::: Material :::

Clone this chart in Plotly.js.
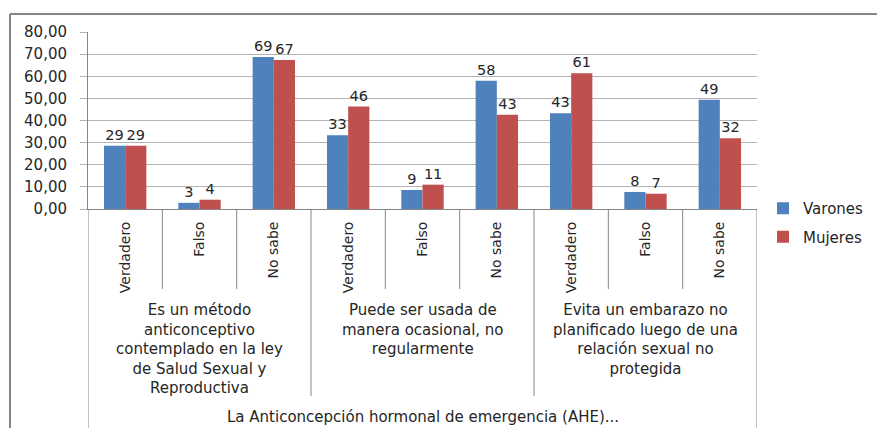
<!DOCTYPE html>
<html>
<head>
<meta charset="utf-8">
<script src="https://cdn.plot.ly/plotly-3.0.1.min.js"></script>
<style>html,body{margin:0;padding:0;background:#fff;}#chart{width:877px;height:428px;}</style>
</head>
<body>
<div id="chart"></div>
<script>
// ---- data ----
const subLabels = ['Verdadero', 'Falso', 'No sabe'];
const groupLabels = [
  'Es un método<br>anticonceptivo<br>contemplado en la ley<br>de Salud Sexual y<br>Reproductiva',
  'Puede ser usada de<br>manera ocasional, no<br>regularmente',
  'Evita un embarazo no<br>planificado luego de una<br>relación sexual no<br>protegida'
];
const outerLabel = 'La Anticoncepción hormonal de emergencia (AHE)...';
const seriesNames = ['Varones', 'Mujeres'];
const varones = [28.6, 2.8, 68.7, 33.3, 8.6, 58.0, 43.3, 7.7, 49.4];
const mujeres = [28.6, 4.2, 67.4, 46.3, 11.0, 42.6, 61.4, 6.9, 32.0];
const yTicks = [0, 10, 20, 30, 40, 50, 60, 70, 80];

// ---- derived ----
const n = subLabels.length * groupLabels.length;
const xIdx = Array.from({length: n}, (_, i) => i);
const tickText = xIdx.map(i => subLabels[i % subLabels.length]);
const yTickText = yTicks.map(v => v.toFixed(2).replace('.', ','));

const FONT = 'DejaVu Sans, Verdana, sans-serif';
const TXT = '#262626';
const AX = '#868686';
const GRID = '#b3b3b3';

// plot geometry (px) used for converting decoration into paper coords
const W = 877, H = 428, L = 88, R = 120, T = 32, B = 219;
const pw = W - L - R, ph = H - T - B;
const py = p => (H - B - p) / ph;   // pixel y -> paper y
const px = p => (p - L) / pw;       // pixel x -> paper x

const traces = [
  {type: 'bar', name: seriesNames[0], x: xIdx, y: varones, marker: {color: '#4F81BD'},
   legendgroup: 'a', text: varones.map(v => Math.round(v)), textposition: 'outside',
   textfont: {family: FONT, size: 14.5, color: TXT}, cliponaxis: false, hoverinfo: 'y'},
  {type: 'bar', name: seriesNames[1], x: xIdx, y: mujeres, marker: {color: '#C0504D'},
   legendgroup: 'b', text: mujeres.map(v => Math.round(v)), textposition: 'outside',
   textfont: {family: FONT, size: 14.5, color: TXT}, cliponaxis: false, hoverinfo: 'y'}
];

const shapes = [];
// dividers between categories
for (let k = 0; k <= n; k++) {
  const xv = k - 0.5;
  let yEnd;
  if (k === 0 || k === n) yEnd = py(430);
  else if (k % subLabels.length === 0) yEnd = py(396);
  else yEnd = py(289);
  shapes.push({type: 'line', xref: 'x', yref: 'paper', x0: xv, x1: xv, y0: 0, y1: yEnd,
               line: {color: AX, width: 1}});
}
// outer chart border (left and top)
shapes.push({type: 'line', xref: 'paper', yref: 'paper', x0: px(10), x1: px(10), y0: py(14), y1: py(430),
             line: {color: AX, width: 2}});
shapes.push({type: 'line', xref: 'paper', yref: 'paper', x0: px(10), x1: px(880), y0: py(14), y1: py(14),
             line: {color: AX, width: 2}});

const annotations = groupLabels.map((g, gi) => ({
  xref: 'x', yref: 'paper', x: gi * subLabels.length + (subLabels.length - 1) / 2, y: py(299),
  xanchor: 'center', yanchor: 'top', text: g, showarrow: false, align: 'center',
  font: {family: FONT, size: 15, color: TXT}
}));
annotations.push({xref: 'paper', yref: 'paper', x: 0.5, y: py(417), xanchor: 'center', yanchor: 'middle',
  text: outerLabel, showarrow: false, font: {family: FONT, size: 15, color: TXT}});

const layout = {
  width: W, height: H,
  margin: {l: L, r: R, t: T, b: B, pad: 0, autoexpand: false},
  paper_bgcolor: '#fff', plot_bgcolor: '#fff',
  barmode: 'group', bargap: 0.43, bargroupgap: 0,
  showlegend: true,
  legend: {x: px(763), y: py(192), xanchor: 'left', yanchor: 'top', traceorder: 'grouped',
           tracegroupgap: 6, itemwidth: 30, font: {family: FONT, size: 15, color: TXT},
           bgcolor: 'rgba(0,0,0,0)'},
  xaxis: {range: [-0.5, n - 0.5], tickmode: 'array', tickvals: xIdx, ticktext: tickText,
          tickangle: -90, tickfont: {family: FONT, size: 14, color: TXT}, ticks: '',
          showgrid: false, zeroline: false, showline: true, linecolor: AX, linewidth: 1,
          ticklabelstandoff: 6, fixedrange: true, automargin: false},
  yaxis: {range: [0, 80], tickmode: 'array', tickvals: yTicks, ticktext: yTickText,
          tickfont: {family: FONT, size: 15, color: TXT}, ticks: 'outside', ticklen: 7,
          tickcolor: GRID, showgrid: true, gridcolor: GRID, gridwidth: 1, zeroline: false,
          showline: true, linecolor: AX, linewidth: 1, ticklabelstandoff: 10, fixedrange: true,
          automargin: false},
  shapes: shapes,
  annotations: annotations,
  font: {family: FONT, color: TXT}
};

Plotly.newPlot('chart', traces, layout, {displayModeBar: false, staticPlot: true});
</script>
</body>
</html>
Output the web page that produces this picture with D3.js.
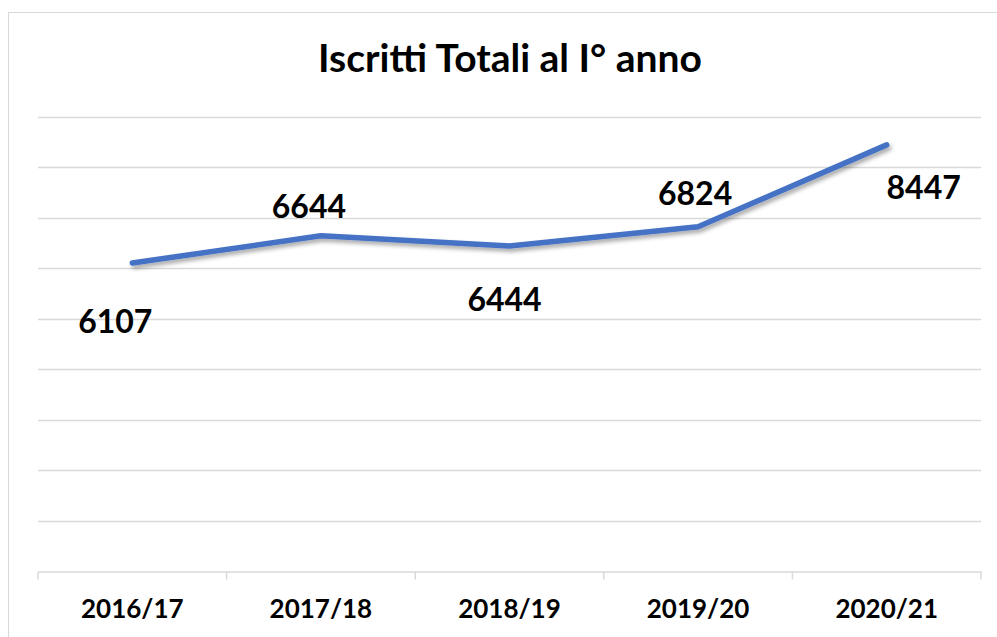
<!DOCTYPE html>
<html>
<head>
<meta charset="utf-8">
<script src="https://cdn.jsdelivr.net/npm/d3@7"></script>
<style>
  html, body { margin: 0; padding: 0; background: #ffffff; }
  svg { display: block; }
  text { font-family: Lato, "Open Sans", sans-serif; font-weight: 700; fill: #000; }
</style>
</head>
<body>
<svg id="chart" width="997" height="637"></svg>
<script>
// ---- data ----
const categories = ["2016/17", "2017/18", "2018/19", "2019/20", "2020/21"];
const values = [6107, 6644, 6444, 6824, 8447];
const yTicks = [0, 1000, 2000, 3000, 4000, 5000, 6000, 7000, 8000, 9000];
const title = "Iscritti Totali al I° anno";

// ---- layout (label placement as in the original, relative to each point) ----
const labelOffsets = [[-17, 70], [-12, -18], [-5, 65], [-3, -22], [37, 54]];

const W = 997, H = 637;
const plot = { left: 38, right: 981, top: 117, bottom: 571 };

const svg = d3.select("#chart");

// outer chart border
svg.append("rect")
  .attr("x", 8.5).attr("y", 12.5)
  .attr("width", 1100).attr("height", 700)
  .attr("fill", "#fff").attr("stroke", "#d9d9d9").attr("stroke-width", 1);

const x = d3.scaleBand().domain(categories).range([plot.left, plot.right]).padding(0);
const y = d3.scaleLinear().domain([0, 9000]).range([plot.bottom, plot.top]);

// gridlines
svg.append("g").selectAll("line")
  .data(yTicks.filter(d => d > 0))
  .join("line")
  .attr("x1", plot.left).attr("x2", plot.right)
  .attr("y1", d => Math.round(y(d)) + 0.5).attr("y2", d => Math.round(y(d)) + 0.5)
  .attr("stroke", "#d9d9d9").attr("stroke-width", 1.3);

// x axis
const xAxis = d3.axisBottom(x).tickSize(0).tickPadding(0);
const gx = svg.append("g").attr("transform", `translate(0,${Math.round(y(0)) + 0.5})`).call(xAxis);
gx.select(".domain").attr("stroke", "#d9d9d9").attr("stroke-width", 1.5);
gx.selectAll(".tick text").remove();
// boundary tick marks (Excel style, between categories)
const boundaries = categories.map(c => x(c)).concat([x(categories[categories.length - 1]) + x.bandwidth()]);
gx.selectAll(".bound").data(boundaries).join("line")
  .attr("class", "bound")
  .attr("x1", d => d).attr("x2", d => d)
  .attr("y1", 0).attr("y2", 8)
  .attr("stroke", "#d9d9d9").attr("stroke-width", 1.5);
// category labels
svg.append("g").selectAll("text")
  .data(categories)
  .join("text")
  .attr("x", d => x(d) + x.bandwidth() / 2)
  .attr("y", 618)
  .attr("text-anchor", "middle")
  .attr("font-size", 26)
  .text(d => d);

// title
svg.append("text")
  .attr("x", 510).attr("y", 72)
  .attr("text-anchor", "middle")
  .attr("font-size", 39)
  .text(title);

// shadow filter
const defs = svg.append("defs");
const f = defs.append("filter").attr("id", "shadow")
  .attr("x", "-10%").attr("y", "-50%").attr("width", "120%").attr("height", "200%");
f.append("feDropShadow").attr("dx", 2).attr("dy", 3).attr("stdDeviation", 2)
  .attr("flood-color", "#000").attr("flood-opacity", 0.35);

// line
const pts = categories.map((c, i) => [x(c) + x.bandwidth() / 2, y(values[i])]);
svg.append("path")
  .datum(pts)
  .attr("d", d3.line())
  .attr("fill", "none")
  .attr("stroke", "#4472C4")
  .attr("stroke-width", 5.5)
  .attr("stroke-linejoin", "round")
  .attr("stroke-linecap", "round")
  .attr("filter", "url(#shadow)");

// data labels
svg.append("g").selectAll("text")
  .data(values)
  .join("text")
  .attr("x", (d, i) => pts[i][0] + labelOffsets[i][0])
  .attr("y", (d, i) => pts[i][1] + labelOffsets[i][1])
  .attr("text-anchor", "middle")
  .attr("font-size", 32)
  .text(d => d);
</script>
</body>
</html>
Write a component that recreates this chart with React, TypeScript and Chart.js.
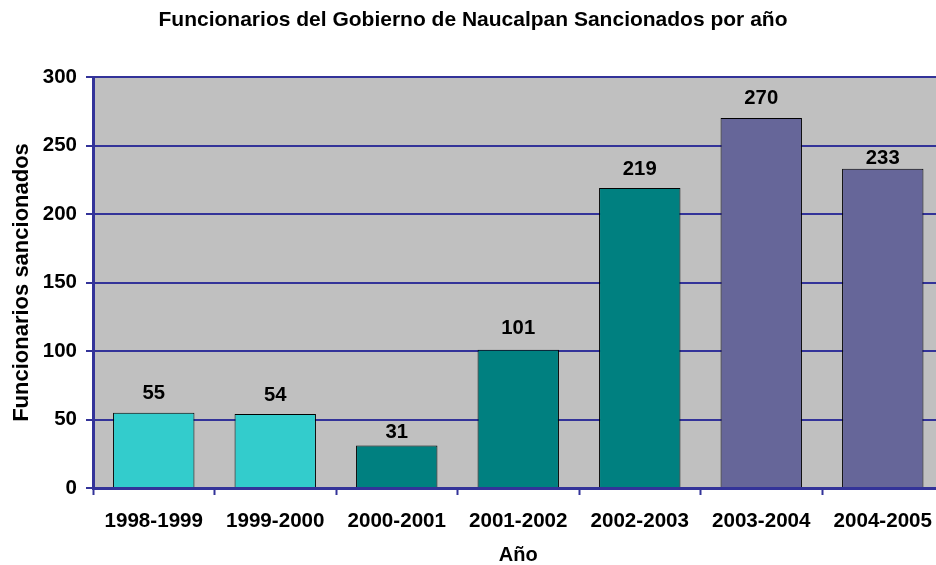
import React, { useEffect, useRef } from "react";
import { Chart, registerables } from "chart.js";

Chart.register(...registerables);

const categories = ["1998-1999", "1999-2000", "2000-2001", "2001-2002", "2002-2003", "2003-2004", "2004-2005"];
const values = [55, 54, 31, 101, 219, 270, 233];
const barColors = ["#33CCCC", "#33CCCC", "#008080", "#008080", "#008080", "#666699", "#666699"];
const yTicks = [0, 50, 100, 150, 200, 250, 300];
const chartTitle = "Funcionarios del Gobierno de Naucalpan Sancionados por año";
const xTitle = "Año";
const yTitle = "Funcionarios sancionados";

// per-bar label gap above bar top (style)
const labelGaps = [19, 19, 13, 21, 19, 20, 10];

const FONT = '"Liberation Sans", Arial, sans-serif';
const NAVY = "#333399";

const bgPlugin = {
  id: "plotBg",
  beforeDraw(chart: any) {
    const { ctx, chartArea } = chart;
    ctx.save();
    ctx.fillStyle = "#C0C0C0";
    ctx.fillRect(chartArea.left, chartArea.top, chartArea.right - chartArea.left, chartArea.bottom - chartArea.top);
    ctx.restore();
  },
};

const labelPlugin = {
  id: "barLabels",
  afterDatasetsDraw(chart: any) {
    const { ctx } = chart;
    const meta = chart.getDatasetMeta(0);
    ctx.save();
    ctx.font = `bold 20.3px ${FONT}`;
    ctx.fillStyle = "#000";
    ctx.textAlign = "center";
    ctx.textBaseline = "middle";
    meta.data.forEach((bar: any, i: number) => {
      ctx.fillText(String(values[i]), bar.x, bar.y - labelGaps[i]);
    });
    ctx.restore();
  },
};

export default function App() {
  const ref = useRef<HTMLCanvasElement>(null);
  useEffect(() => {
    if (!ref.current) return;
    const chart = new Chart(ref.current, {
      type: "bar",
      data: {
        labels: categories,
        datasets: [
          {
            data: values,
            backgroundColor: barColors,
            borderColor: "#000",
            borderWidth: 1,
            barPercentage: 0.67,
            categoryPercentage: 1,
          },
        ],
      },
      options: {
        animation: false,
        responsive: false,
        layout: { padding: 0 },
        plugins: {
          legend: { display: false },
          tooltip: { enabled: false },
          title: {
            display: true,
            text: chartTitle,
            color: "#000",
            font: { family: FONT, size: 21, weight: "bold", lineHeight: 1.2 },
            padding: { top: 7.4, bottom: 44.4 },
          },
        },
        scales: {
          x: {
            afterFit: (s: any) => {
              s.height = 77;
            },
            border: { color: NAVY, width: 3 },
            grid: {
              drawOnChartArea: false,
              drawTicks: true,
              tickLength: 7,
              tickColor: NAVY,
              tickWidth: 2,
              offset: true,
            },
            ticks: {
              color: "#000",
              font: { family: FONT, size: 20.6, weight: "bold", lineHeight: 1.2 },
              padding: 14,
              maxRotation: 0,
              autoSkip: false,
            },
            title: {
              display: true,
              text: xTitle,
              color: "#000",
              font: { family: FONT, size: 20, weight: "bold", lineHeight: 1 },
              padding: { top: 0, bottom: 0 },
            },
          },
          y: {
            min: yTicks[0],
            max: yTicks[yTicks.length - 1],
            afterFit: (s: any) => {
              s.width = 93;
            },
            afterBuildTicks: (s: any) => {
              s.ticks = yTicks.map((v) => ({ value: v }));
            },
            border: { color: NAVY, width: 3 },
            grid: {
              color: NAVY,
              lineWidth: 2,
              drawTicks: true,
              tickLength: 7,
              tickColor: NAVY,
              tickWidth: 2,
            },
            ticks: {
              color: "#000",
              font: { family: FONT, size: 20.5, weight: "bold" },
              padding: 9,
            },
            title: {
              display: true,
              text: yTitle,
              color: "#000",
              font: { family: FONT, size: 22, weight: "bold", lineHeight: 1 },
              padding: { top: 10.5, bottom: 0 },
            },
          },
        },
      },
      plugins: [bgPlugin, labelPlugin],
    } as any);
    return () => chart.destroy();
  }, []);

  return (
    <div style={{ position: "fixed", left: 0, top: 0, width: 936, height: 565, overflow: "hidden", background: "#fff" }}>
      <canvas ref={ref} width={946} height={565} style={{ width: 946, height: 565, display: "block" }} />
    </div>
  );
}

:::

## Requirements:
Beginning with the first line of the records above, extract each line exactly through the line that holds "60, 70, 80];", both ends included. Omit pictures.

## Task response:
Clone this chart in Plotly.js.
<!DOCTYPE html>
<html>
<head>
<meta charset="utf-8">
<script src="https://cdn.plot.ly/plotly-3.0.1.min.js"></script>
<style>html,body{margin:0;padding:0;background:#fff;}#chart{width:877px;height:428px;}</style>
</head>
<body>
<div id="chart"></div>
<script>
// ---- data ----
const subLabels = ['Verdadero', 'Falso', 'No sabe'];
const groupLabels = [
  'Es un método<br>anticonceptivo<br>contemplado en la ley<br>de Salud Sexual y<br>Reproductiva',
  'Puede ser usada de<br>manera ocasional, no<br>regularmente',
  'Evita un embarazo no<br>planificado luego de una<br>relación sexual no<br>protegida'
];
const outerLabel = 'La Anticoncepción hormonal de emergencia (AHE)...';
const seriesNames = ['Varones', 'Mujeres'];
const varones = [28.6, 2.8, 68.7, 33.3, 8.6, 58.0, 43.3, 7.7, 49.4];
const mujeres = [28.6, 4.2, 67.4, 46.3, 11.0, 42.6, 61.4, 6.9, 32.0];
const yTicks = [0, 10, 20, 30, 40, 50, 60, 70, 80];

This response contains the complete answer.